— Start AVAILABLE DATA —
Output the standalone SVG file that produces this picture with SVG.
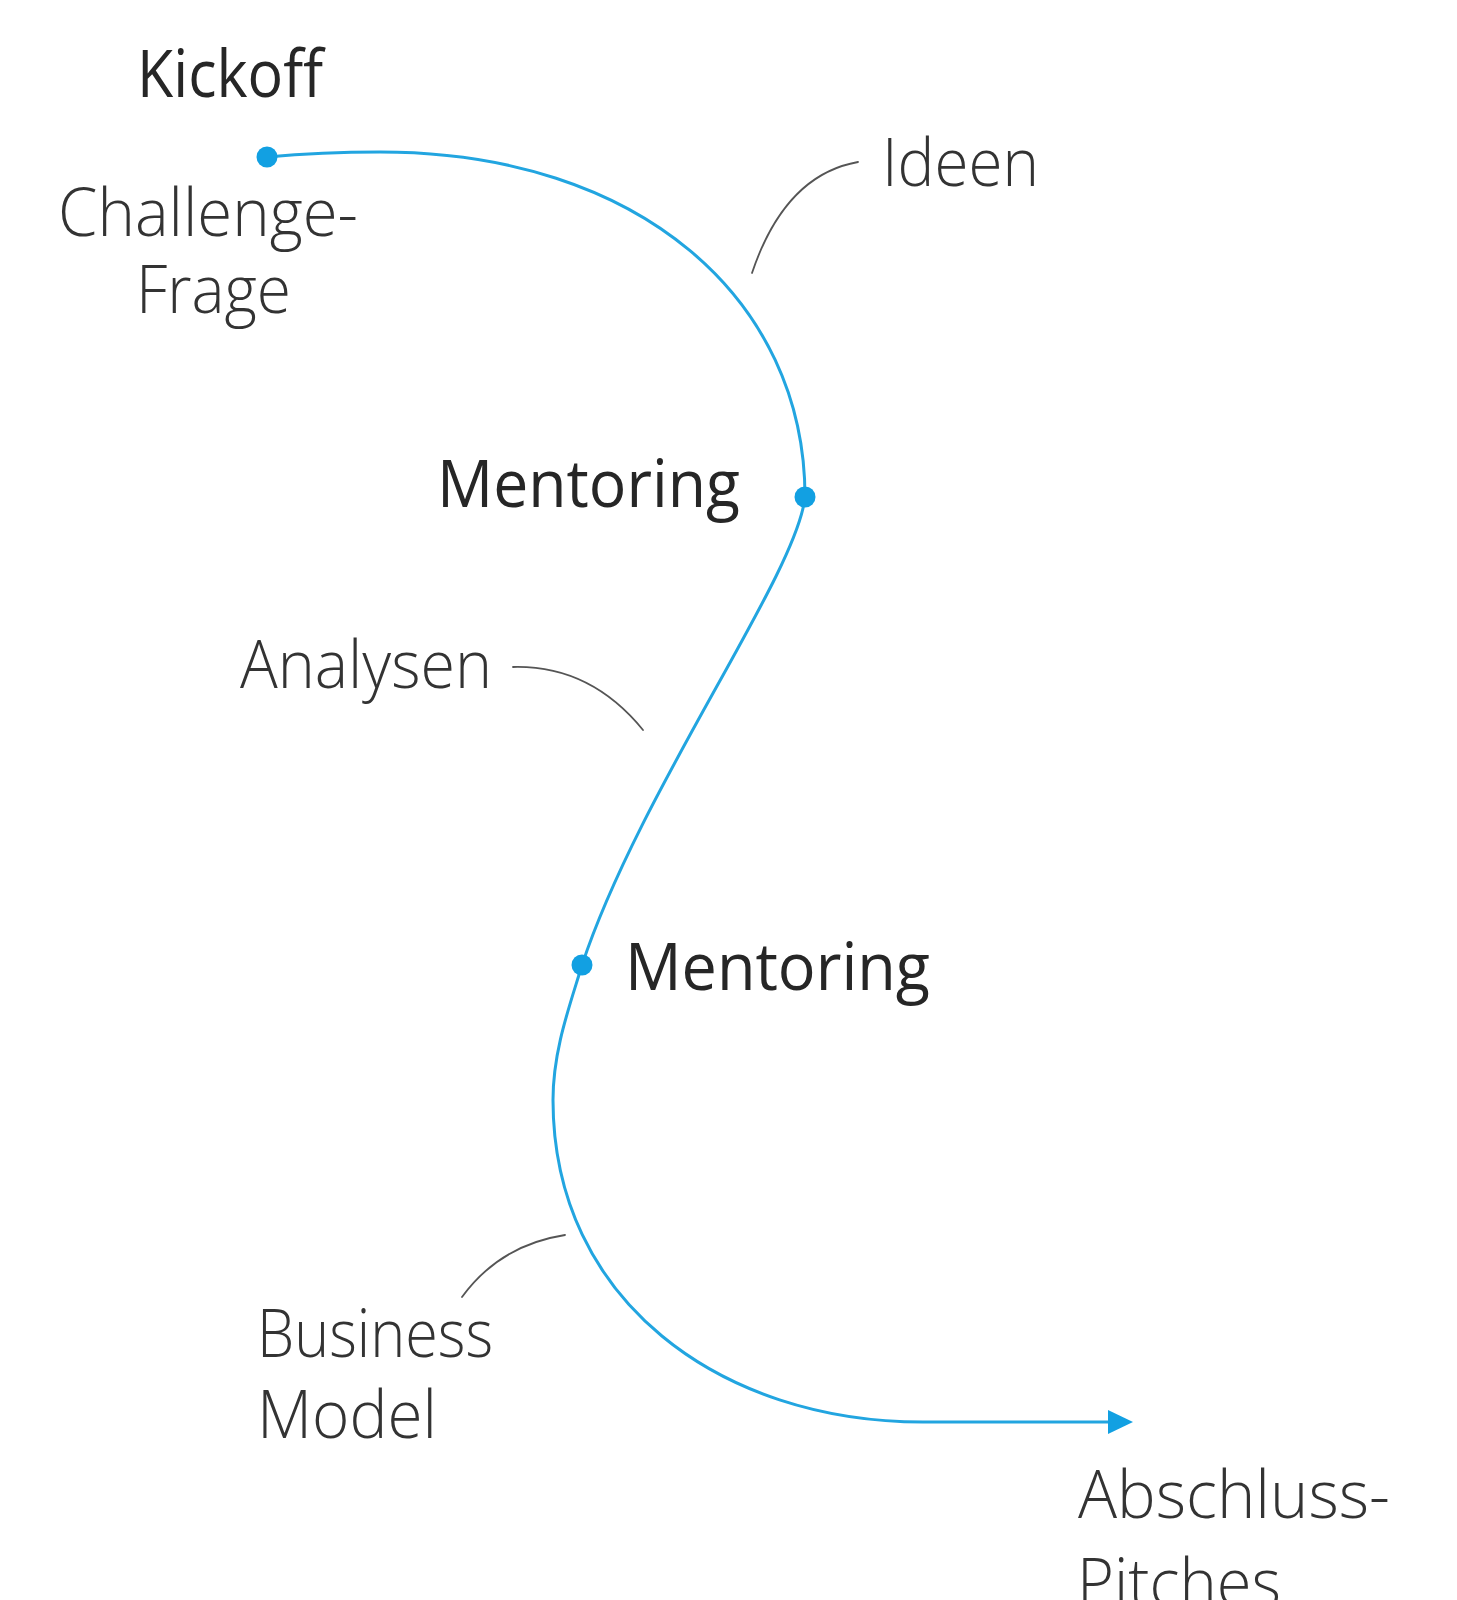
<svg xmlns="http://www.w3.org/2000/svg" width="1457" height="1600" viewBox="0 0 1457 1600">
<style>
.lbl{font-family:"Open Sans","Noto Sans","Liberation Sans",sans-serif;font-size:66px;fill:#333333;font-weight:300}
.strong{font-weight:400;fill:#262626}
.path{fill:none;stroke:#22a5e0;stroke-width:3;stroke-linecap:round}
.lead{fill:none;stroke:#555555;stroke-width:1.8;stroke-linecap:round}
.dot{fill:#12a0e2}
</style>
<defs>
<marker id="arr" viewBox="0 0 25 24" refX="0" refY="12" markerWidth="25" markerHeight="24" markerUnits="userSpaceOnUse" orient="auto">
<path d="M0,0 L25,12 L0,24 Z" fill="#12a0e2"/>
</marker>
</defs>
<rect width="1457" height="1600" fill="#ffffff"/>
<g id="connectors">
<path class="path" d="M267,157 C300,154 340,152 380,152 C640,152 805,300 805,497 C797,575 640,790 582,965 C570,1005 553,1050 553,1100 C553,1300 720,1422 923,1422 L1108,1422" marker-end="url(#arr)"/>
<path class="lead" d="M858,162 Q785,175 752,273"/>
<path class="lead" d="M513,667 Q590,665 643,730"/>
<path class="lead" d="M565,1235 Q500,1245 462,1297"/>
</g>
<g id="kickoff">
<circle class="dot" cx="267" cy="157" r="10.5"/>
<text class="lbl strong" x="137" y="97" textLength="186" lengthAdjust="spacingAndGlyphs">Kickoff</text>
<text class="lbl" x="58" y="236" textLength="300" lengthAdjust="spacingAndGlyphs">Challenge-</text>
<text class="lbl" x="136" y="313" textLength="155" lengthAdjust="spacingAndGlyphs">Frage</text>
</g>
<g id="ideen">
<text class="lbl" x="882" y="186" textLength="157" lengthAdjust="spacingAndGlyphs">Ideen</text>
</g>
<g id="mentoring1">
<circle class="dot" cx="805" cy="497" r="10.5"/>
<text class="lbl strong" x="437" y="507" textLength="303" lengthAdjust="spacingAndGlyphs">Mentoring</text>
</g>
<g id="analysen">
<text class="lbl" x="240" y="688" textLength="252" lengthAdjust="spacingAndGlyphs">Analysen</text>
</g>
<g id="mentoring2">
<circle class="dot" cx="582" cy="965" r="10.5"/>
<text class="lbl strong" x="625" y="990" textLength="305" lengthAdjust="spacingAndGlyphs">Mentoring</text>
</g>
<g id="business">
<text class="lbl" x="257" y="1357" textLength="236" lengthAdjust="spacingAndGlyphs">Business</text>
<text class="lbl" x="257" y="1438" textLength="180" lengthAdjust="spacingAndGlyphs">Model</text>
</g>
<g id="abschluss">
<text class="lbl" x="1078" y="1518" textLength="312" lengthAdjust="spacingAndGlyphs">Abschluss-</text>
<text class="lbl" x="1077" y="1606" textLength="204" lengthAdjust="spacingAndGlyphs">Pitches</text>
</g>
</svg>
— End AVAILABLE DATA —
▸ INSTRUCTIONS TO FOLLOW:
Set down the complete material exactly, but do not include the images.

▸ OUTPUT OF THE EXERCISE:
Output the standalone SVG file that produces this picture with SVG.
<svg xmlns="http://www.w3.org/2000/svg" width="1457" height="1600" viewBox="0 0 1457 1600">
<style>
.lbl{font-family:"Open Sans","Noto Sans","Liberation Sans",sans-serif;font-size:66px;fill:#333333;font-weight:300}
.strong{font-weight:400;fill:#262626}
.path{fill:none;stroke:#22a5e0;stroke-width:3;stroke-linecap:round}
.lead{fill:none;stroke:#555555;stroke-width:1.8;stroke-linecap:round}
.dot{fill:#12a0e2}
</style>
<defs>
<marker id="arr" viewBox="0 0 25 24" refX="0" refY="12" markerWidth="25" markerHeight="24" markerUnits="userSpaceOnUse" orient="auto">
<path d="M0,0 L25,12 L0,24 Z" fill="#12a0e2"/>
</marker>
</defs>
<rect width="1457" height="1600" fill="#ffffff"/>
<g id="connectors">
<path class="path" d="M267,157 C300,154 340,152 380,152 C640,152 805,300 805,497 C797,575 640,790 582,965 C570,1005 553,1050 553,1100 C553,1300 720,1422 923,1422 L1108,1422" marker-end="url(#arr)"/>
<path class="lead" d="M858,162 Q785,175 752,273"/>
<path class="lead" d="M513,667 Q590,665 643,730"/>
<path class="lead" d="M565,1235 Q500,1245 462,1297"/>
</g>
<g id="kickoff">
<circle class="dot" cx="267" cy="157" r="10.5"/>
<text class="lbl strong" x="137" y="97" textLength="186" lengthAdjust="spacingAndGlyphs">Kickoff</text>
<text class="lbl" x="58" y="236" textLength="300" lengthAdjust="spacingAndGlyphs">Challenge-</text>
<text class="lbl" x="136" y="313" textLength="155" lengthAdjust="spacingAndGlyphs">Frage</text>
</g>
<g id="ideen">
<text class="lbl" x="882" y="186" textLength="157" lengthAdjust="spacingAndGlyphs">Ideen</text>
</g>
<g id="mentoring1">
<circle class="dot" cx="805" cy="497" r="10.5"/>
<text class="lbl strong" x="437" y="507" textLength="303" lengthAdjust="spacingAndGlyphs">Mentoring</text>
</g>
<g id="analysen">
<text class="lbl" x="240" y="688" textLength="252" lengthAdjust="spacingAndGlyphs">Analysen</text>
</g>
<g id="mentoring2">
<circle class="dot" cx="582" cy="965" r="10.5"/>
<text class="lbl strong" x="625" y="990" textLength="305" lengthAdjust="spacingAndGlyphs">Mentoring</text>
</g>
<g id="business">
<text class="lbl" x="257" y="1357" textLength="236" lengthAdjust="spacingAndGlyphs">Business</text>
<text class="lbl" x="257" y="1438" textLength="180" lengthAdjust="spacingAndGlyphs">Model</text>
</g>
<g id="abschluss">
<text class="lbl" x="1078" y="1518" textLength="312" lengthAdjust="spacingAndGlyphs">Abschluss-</text>
<text class="lbl" x="1077" y="1606" textLength="204" lengthAdjust="spacingAndGlyphs">Pitches</text>
</g>
</svg>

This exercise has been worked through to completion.